Vectors are often represented as a pair of numbers in a form like \( \mathbf{v} = \langle 3, 4 \rangle \). Here, the components \(3\) and \(4\) signify the direction and magnitude along the x-axis and y-axis, respectively. These are the horizontal and vertical parts that make up the vector.

• The horizontal component \(3\) shows how far along the x-axis the vector extends.
• The vertical component \(4\) tells us how far along the y-axis it reaches.

Understanding these components is crucial for vector operations like addition, where you combine corresponding components, or for breaking down the vector into its basic parts. For our specific vector \( \langle 3, 4 \rangle \), it means that you would move 3 units to the right and 4 units up. This forms a right triangle with these components acting as the legs.

The Euclidean norm, or magnitude, of a vector is akin to measuring the length of a vector from its tail to its head. For a vector \( \mathbf{v} = \langle x, y \rangle \), the Euclidean norm can be found using the formula \( \| \mathbf{v} \| = \sqrt{x^2 + y^2} \).
For our vector \( \langle 3, 4 \rangle \), the computation is straightforward:

• Square the horizontal component: \(3^2 = 9\).
• Square the vertical component: \(4^2 = 16\).
• Add these squares: \(9 + 16 = 25\).
• Take the square root: \(\sqrt{25} = 5\).

Thus, the magnitude of \( \langle 3, 4 \rangle \) is 5, representing the length of the vector in a graphical space. It's important because it informs us about the vector's reach when considered apart from its direction.
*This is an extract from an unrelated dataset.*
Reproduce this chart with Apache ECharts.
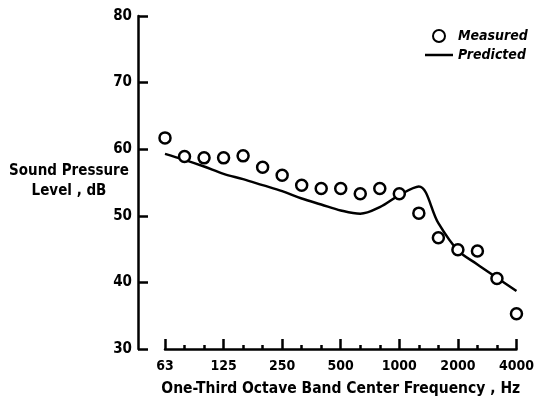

The tangent function is crucial when dealing with vectors and their directions. It relates the opposite and adjacent sides of a right triangle formed by the vector components.
For a vector \( \langle x, y \rangle \), the tangent of the angle \( \theta \) between the vector and the positive x-axis is given by \( \tan \theta = \frac{y}{x} \). In our scenario, the vector \( \langle 3, 4 \rangle \) forms a right triangle:

• Opposite side (y-component): 4 units.
• Adjacent side (x-component): 3 units.

This gives us \( \tan \theta = \frac{4}{3} \), indicating how steep or shallow the vector's slope is relative to the x-axis. The tangent function helps determine this angle's size, which will be used to find the vector's direction.

The arctangent, sometimes marked as \( \tan^{-1} \), is the inverse function of tangent. It is used to find the angle whose tangent is a given number.
To find the angle \(\theta\) for the vector \( \langle 3, 4 \rangle \), where \( \tan \theta = \frac{4}{3} \), we calculate \( \theta = \tan^{-1} \left( \frac{4}{3} \right) \). This process yields an angle of approximately \(53.13^\circ\).

• Step 1: Calculate \( \frac{4}{3} \).
• Step 2: Apply the arctangent function.
• Result: \( \theta = 53.13^\circ \).

The arctangent gives us the direction of the vector relative to the x-axis in degrees. A positive angle indicates the vector rises above the x-axis as expected in the first quadrant, where both x and y components are positive.